Tracy Letts: One of the points made in the play is you should be able to trade in old friends for new friends—what’s more valuable to you, old friends or new friends? If you’re not going to change with your old friends or they’re not going to change with you, then what is this relationship you’re stuck in? Are you stuck in a relationship from 30 years ago? Wheeler is stuck; there’s a point that he hasn’t been able to move beyond. I’ve tried to represent him in his most reprehensible moments. We see him creating a lot of havoc but I don’t think he’s a malicious person, I think he’s doing the things he does because he’s lost, not because he’s bad. It’s one of the reasons I love Ian Barford in the part. Ian is sitting very powerfully in his 50s right now. For those of you who aren’t there yet, let me tell you that 50s—there’s a weight to it. On the one hand, it’s very comfortable, I love being in my 50s now, it’s a very comfortable feeling. But on the other hand, it’s an accumulation of a lot of years, and if you’re a person who hasn’t progressed, if you’re stuck… I have a lot of compassion for those guys, and for Wheeler, even though he’s going to challenge us to like him.

Casey VanWormer, Audience Services Director: Is there anything else people should be asking themselves while watching or after watching the play?

Tracy Letts: I find myself as a white man…deaf to certain things. There’s a point in the play where Anita, who works with Wheeler in the camera shop, says to him “I’m going to go back to school, I think I need to move on,” and he says, “No, good, you should!” I wrote it, meaning it to be an encouraging thing. Wheeler is saying to his friend, “That’s a good move for you, I applaud that.” But then I heard it and out of the mouth of a white man it sounds like, “I give you permission to do that—I sanction your decision.” It is absolutely a moment we’re at in this country, right? The light got shone on everything differently after the election; the light got shone on this play a little differently, too. “Wow, that white guy privilege is everywhere.” Everywhere.

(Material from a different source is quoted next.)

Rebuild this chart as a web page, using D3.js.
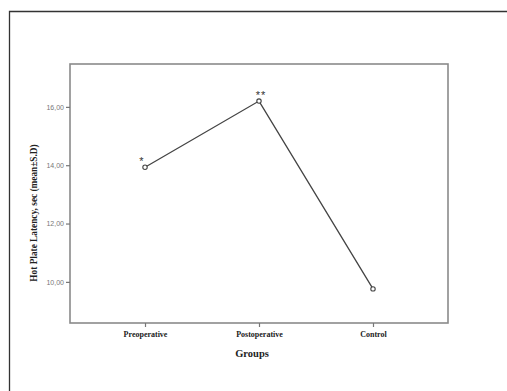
<!DOCTYPE html>
<html>
<head>
<meta charset="utf-8">
<script src="https://cdn.jsdelivr.net/npm/d3@7"></script>
<style>
  html, body { margin: 0; padding: 0; background: #fff; }
  svg { display: block; }
</style>
</head>
<body>
<svg id="chart" width="507" height="391"></svg>
<script>
// Hot plate latency by group (mean)
const groups = ["Preoperative", "Postoperative", "Control"];
const latency = [13.93, 16.2, 9.76];
const marks = ["*", "**", ""];
const yTicks = [10, 12, 14, 16];

const svg = d3.select("#chart");
const W = 507, H = 391;
const plot = { left: 70, top: 64, right: 448, bottom: 323 };

// outer frame (runs past the right and bottom edges)
svg.append("path")
  .attr("d", `M9.5,${H + 5}V11.5H${W + 5}`)
  .attr("fill", "none")
  .attr("stroke", "#333")
  .attr("stroke-width", 1.3);

const x = d3.scalePoint()
  .domain(groups)
  .range([plot.left, plot.right])
  .padding(0.658);

const y = d3.scaleLinear()
  .domain([8.59, 17.47])
  .range([plot.bottom, plot.top]);

// plot box
svg.append("rect")
  .attr("x", plot.left)
  .attr("y", plot.top)
  .attr("width", plot.right - plot.left)
  .attr("height", plot.bottom - plot.top)
  .attr("fill", "none")
  .attr("stroke", "#8a8a8a")
  .attr("stroke-width", 1.6);

// y axis
const yAxis = svg.append("g")
  .attr("transform", `translate(${plot.left},0)`)
  .call(d3.axisLeft(y).tickValues(yTicks).tickSize(4).tickPadding(2)
    .tickFormat(d => d3.format(".2f")(d).replace(".", ",")));
yAxis.select(".domain").remove();
yAxis.selectAll(".tick line").attr("stroke", "#777").attr("stroke-width", 1.2);
yAxis.selectAll(".tick text")
  .attr("fill", "#777")
  .style("font-family", "Liberation Sans, Arial, sans-serif")
  .style("font-size", "7px");

// x axis
const xAxis = svg.append("g")
  .attr("transform", `translate(0,${plot.bottom})`)
  .call(d3.axisBottom(x).tickSize(4).tickPadding(4));
xAxis.select(".domain").remove();
xAxis.selectAll(".tick line").attr("stroke", "#777").attr("stroke-width", 1.2);
xAxis.selectAll(".tick text")
  .attr("fill", "#222")
  .style("font-family", "Liberation Serif, Times New Roman, serif")
  .style("font-weight", "bold")
  .style("font-size", "8px");

// axis titles
svg.append("text")
  .attr("x", 252)
  .attr("y", 357)
  .attr("text-anchor", "middle")
  .attr("fill", "#222")
  .style("font-family", "Liberation Serif, Times New Roman, serif")
  .style("font-weight", "bold")
  .style("font-size", "10.5px")
  .text("Groups");

svg.append("text")
  .attr("transform", `translate(37,213) rotate(-90)`)
  .attr("text-anchor", "middle")
  .attr("fill", "#222")
  .style("font-family", "Liberation Serif, Times New Roman, serif")
  .style("font-weight", "bold")
  .style("font-size", "9.3px")
  .text("Hot Plate Latency, sec (mean±S.D)");

// line
const line = d3.line()
  .x((d, i) => x(groups[i]))
  .y(d => y(d));

svg.append("path")
  .datum(latency)
  .attr("d", line)
  .attr("fill", "none")
  .attr("stroke", "#444")
  .attr("stroke-width", 1.3);

// markers
svg.selectAll("circle.pt")
  .data(latency)
  .join("circle")
  .attr("class", "pt")
  .attr("cx", (d, i) => x(groups[i]))
  .attr("cy", d => y(d))
  .attr("r", 2.2)
  .attr("fill", "#fff")
  .attr("stroke", "#444")
  .attr("stroke-width", 1.1);

// significance marks
svg.selectAll("text.sig")
  .data(latency)
  .join("text")
  .attr("class", "sig")
  .attr("x", (d, i) => x(groups[i]) + (i === 0 ? -3 : 2))
  .attr("y", d => y(d) - 2)
  .attr("text-anchor", "middle")
  .attr("fill", "#333")
  .style("font-family", "Liberation Sans, Arial, sans-serif")
  .style("font-size", "11px")
  .style("letter-spacing", "1px")
  .text((d, i) => marks[i]);
</script>
</body>
</html>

Patrick Zakem, Audience Engagement Coordinator: Do you think about how you would situate this play among the body of your work? How it relates to what you’ve been working on recently?

Tracy Letts: That’s a good question, I’ve never really had any kind of plan about the work. It’s not intentional, but when I look back at the work, I always tend to alternate male and female protagonists. I go from a show about a man, to a show about a woman… I’m not sure what that’s about. I think the male protagonists of Superior Donuts, Man from Nebraska, and Linda Vista, there’s a commonality there about guys who are stuck, or don’t recognize the pattern they’re in, or guys who don’t have certain emotional access to something they need to move onto the next thing. That’s not a conscious pattern, it’s just because I’m the guy who wrote the plays—it’s in all of them, and it’s probably something I’m working out myself through the work. I don’t know, you try to write different stuff, but probably when you die, they look at it and say, “Oh, it’s the same thing; he just said the same thing over and over again.” It’s probably the same fucking play with words rearranged.